If that is roughly accurate, storage will be filling at the rate of 600 million barrels per month.
And if Saudi Arabia and Russia increase their output as a result of the volume war by an extra 2-3 million bpd between them, the storage would fill even faster, at 650 million to 700 million barrels per month.
The proportion of unused storage available to cope with the drop in consumption and unchanged production is unknown but filling quickly.
Stocks are likely to be growing by 10% per month. On any plausible estimate for global storage, the entire supply chain is likely to be completely full within 2-4 months.
OIL STOCKS
Petroleum inventories are usually categorized by ownership (government or private), geographic location (OECD or non-OECD), stage of processing (crude or refined products) and position along the supply chain.
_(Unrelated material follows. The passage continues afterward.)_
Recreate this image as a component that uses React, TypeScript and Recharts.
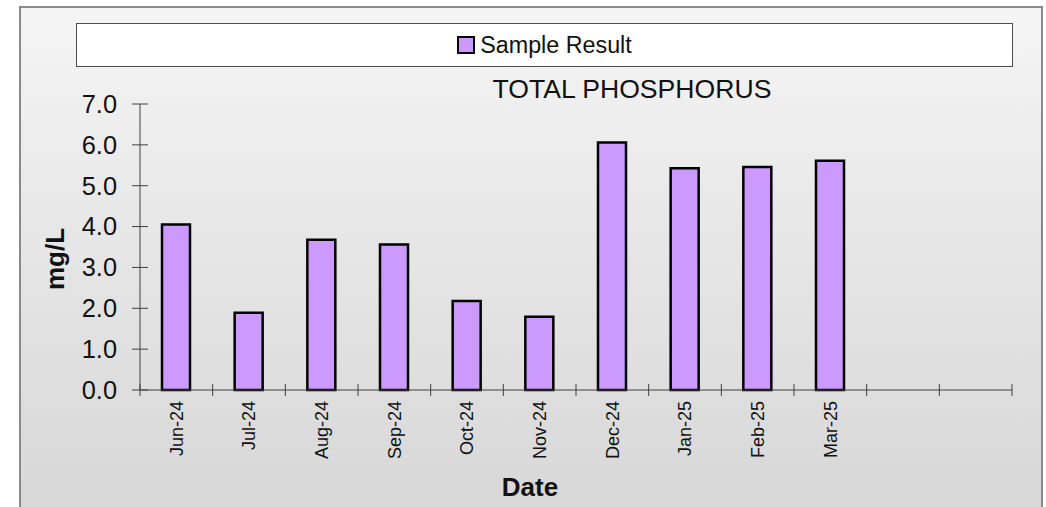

Primary inventories include stocks held at oilfields, in transit and at refineries and blending terminals. Secondary stocks include those held by wholesale and retail distributors. Tertiary inventories are held by end users.
Some parts of the supply chain are relatively well covered by government statistics, others remain almost entirely invisible and largely a matter of informed guesswork (https://reut.rs/2UGNTKI).
Primary inventories in the OECD, both government and industry owned, are reported monthly by statistical agencies such as the IEA and the U.S. Energy Information Administration.
But there is little information on secondary and tertiary inventories or storage capacity in the OECD or on any part of the supply chain and storage capacity outside the OECD area.
TANK TOPS
The IEA estimates that there were 2.9 billion barrels in industry storage and 1.5 billion barrels in government storage in the OECD area at the end of January 2020.
At the end of January the former was a mere 200 million barrels below the record high of 3.1 billion barrels – reported in July 2016, shortly after the end of the previous oil price slump.
Stocks are held by producers, refiners and governments outside the OECD area, as well as on ships – either in transit or stationary vessels used as floating storage.
Total global primary inventories of crude and products are probably about 6-9 billion barrels, with secondary and tertiary stocks on top of that (“Should we worry as oil stocks hit 3 billion barrels?” Reuters, Nov. 20, 2015).
If this estimate is roughly correct, global petroleum stocks are rising by about 10% a month at present, which would fill all available storage rapidly.